Turquía es un estado islámico atípico. Desde su refundación por Ataturk ha tenido como objetivo estratégico su modernización política y económica, haciendo compatible su cultura musulmana con una progresiva occidentalización. Con indudables dificultades, no se puede pasar de un estadio a otro sin una prolongada transición, Turquía no ha dejado de acercarse a nosotros ni ha cejado en su petición de ser aceptado como uno más.
 
Tras la constitución del estado de Israel las comunidades judías establecidas en estados musulmanes comenzaron a sufrir persecución. Tras siglos de convivencia, la gran mayoría de los hebreos, sionistas o no, tuvo que abandonar sus domicilios y negocios y emigrar hacia Israel u otros destinos. Turquía volvió a ser la excepción. La antiquísima comunidad sefardita continuó desarrollando su vida con normalidad.
 
Los sucesivos gobiernos turcos mantuvieron con Israel una relación bien distinta de la seguida por los estados que conforman el Islam. La preocupación común por el terrorismo —palestino en un caso, kurdo en otro— llevó a ambos estados a profundizar en su relación hasta establecer una alianza estratégica de enorme interés. Un acuerdo que ha sido respetado por el actual gobierno islamista turco.
 
Todo ello ha supuesto una provocación para una parte importante de los musulmanes y, muy en especial, para los islamistas radicales. Mahatir, el dirigente saliente de Malasia, lo explicaba con meridiana claridad hace pocos días: Occidente está controlado por los judíos. Más aún que el Imperio Norteamericano son los judíos los máximos exponentes de ese Occidente corrupto y degenerado que amenaza la pureza del Islam y lo contamina con regímenes laizantes, vasallos de sus intereses materiales. La vocación europea de la sociedad turca, su sistema democrático, la moderación de sus fuerzas islamistas, su continua colaboración con Estados Unidos exigían una acción ejemplar: dos sinagogas atacadas con coches bomba que han producido un alto número de muertos y heridos, la mayor parte de ellos turcos que no pertenecen a la comunidad judía.
 
Cuando en Madrid tenemos la oportunidad de contemplar una exposición sobre los sefarditas en el norte de Marruecos, testimonio de su desaparición y establecimiento en España y Francia, nuevas presiones aparecen en el otro extremo de Mediterráneo para acabar con su presencia en tierras del Islam.

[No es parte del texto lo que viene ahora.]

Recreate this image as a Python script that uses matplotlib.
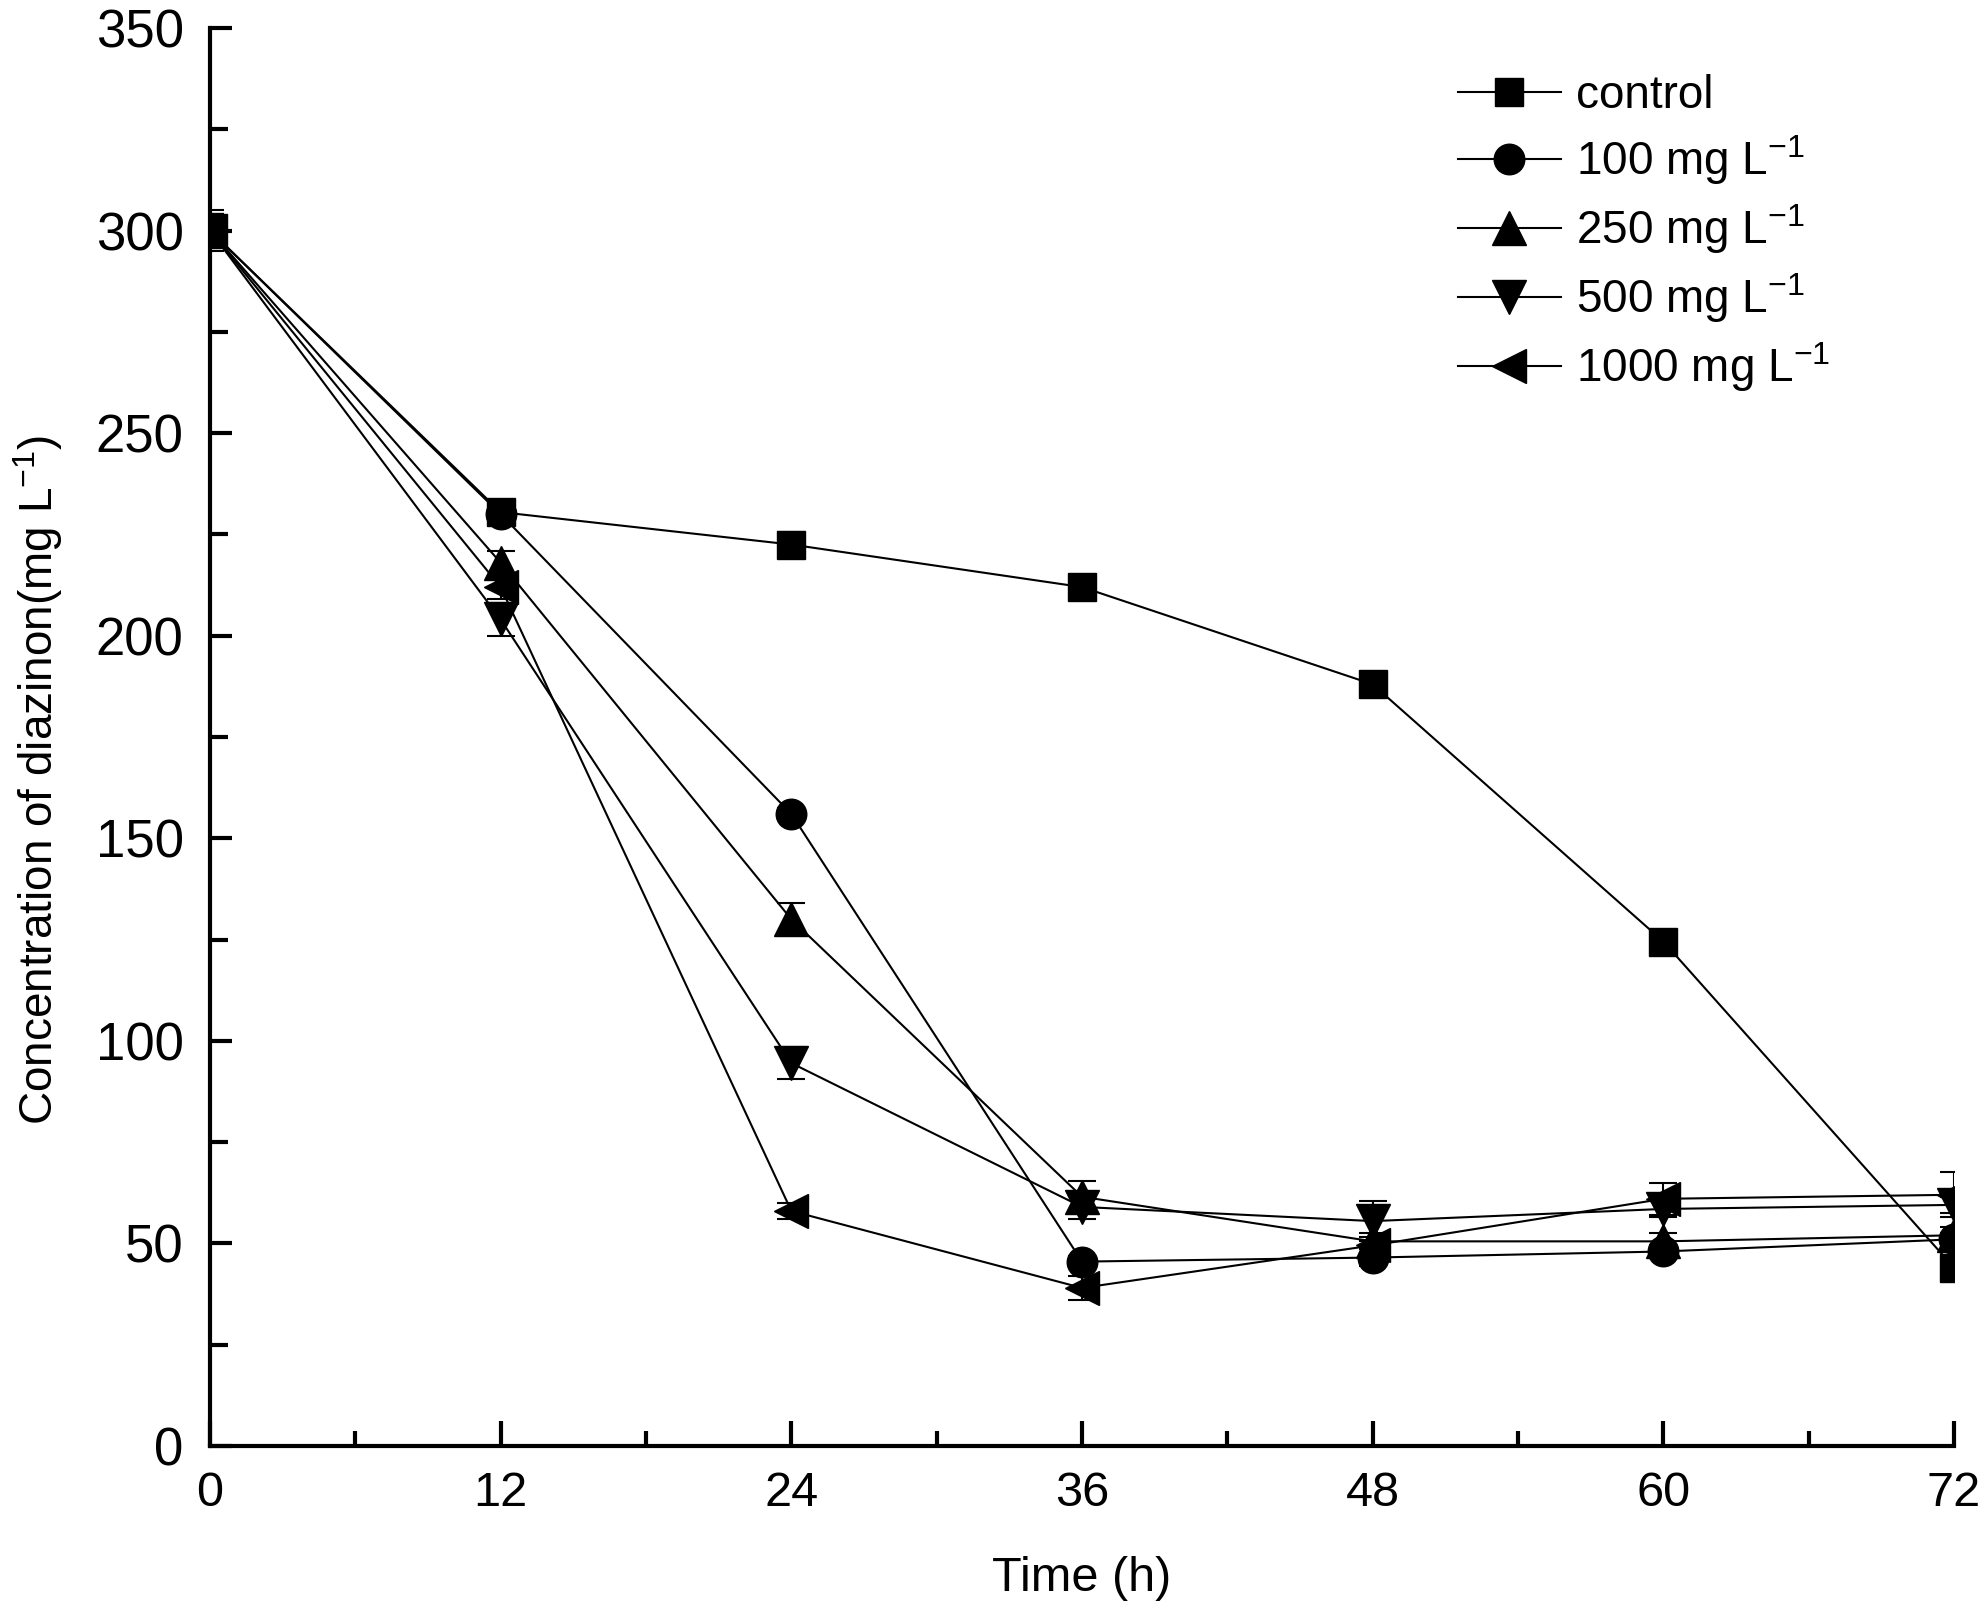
import matplotlib
matplotlib.use("Agg")
import matplotlib.pyplot as plt
from matplotlib.ticker import MultipleLocator

plt.rcParams["font.family"] = ["Liberation Sans", "DejaVu Sans"]
plt.rcParams["mathtext.fontset"] = "custom"
plt.rcParams["mathtext.rm"] = "Liberation Sans"
plt.rcParams["mathtext.default"] = "regular"

# === Dati ===
time_h = [0, 12, 24, 36, 48, 60, 72]

control = [300, 230.5, 222.5, 212, 188, 124.5, 44]
c100 = [300, 230, 156, 45.5, 46.5, 48, 51]
c250 = [300, 218, 130, 61.5, 50.5, 50.5, 52]
c500 = [300, 204, 94.5, 59, 55.5, 58.5, 59.5]
c1000 = [300, 212, 58, 39, 49.5, 61, 62]

err_control = [5, 2, 3, 1.5, 1.5, 1.5, 1.5]
err_100 = [4, 1.5, 1.5, 1.5, 2, 1.5, 1.5]
err_250 = [4, 3, 4, 4, 2, 2, 2]
err_500 = [4, 4, 4, 3, 5, 2, 2]
err_1000 = [4, 3, 2, 3, 2, 4, 5.5]

labels = ["control", "100 mg L$^{-1}$", "250 mg L$^{-1}$",
          "500 mg L$^{-1}$", "1000 mg L$^{-1}$"]
series = [control, c100, c250, c500, c1000]
errors = [err_control, err_100, err_250, err_500, err_1000]
markers = ["s", "o", "^", "v", "<"]
msizes = [20, 22, 24, 24, 24]

# === Grafico ===
fig = plt.figure(figsize=(19.83, 16.10), dpi=100)
ax = fig.add_axes([0.1059, 0.1019, 0.8795, 0.8807])

for y, e, m, ms, lab in zip(series, errors, markers, msizes, labels):
    ax.errorbar(time_h, y, yerr=e, fmt="none", ecolor="black",
                elinewidth=1.5, capsize=10, capthick=1.5)
    ax.plot(time_h, y, color="black", linewidth=1.5, marker=m,
            markersize=ms, markerfacecolor="black",
            markeredgecolor="black", label=lab)

ax.set_xlim(0, 72)
ax.set_ylim(0, 350)
ax.xaxis.set_major_locator(MultipleLocator(12))
ax.xaxis.set_minor_locator(MultipleLocator(6))
ax.yaxis.set_major_locator(MultipleLocator(50))
ax.yaxis.set_minor_locator(MultipleLocator(25))

for side in ["top", "right"]:
    ax.spines[side].set_visible(False)
for side in ["left", "bottom"]:
    ax.spines[side].set_linewidth(3)

ax.tick_params(axis="x", which="major", direction="in", length=18, width=3,
               pad=18, labelsize=35)
ax.tick_params(axis="x", which="minor", direction="in", length=11, width=3)
ax.tick_params(axis="y", which="major", direction="in", length=16, width=3,
               pad=19, labelsize=38)
ax.tick_params(axis="y", which="minor", direction="in", length=13, width=3)

ax.set_xlabel("Time (h)", fontsize=35, va="center")
ax.set_ylabel("Concentration of diazinon(mg L$^{-1}$)", fontsize=33, va="center")
ax.xaxis.set_label_coords(0.5, -0.0938)
ax.yaxis.set_label_coords(-0.0985, 0.47)

fig.legend(loc="upper left", bbox_to_anchor=(0.735, 0.954), frameon=False,
           fontsize=33, handlelength=2.25, handletextpad=0.33,
           labelspacing=0.33, borderpad=0, borderaxespad=0)

fig.savefig("out.png", dpi=100)
plt.close(fig)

Turquía, gozne entre dos civilizaciones, tiene ante sí un futuro complicado. A la crisis de identidad que los procesos de modernización acelerados producen entre la población y los retos políticos, económicos y sociales a los que se viene enfrentando, tendrá que sumar el rechazo de una parte de Europa a su incorporación —las impertinencias de Giscard no serán las últimas— y la presión que va a sufrir por parte del islamismo radical. Occidente se juega mucho en Turquía. Si, como Bush recordaba en su reciente discurso en el National Endowment por Peace, de lo que se trata es de transformar esa región en un conjunto de democracias, única garantía para la paz y la estabilidad, Turquía está llamada a ser la punta de lanza, el modelo a seguir. Razón más que suficiente para que los islamistas la conviertan en objetivo prioritario.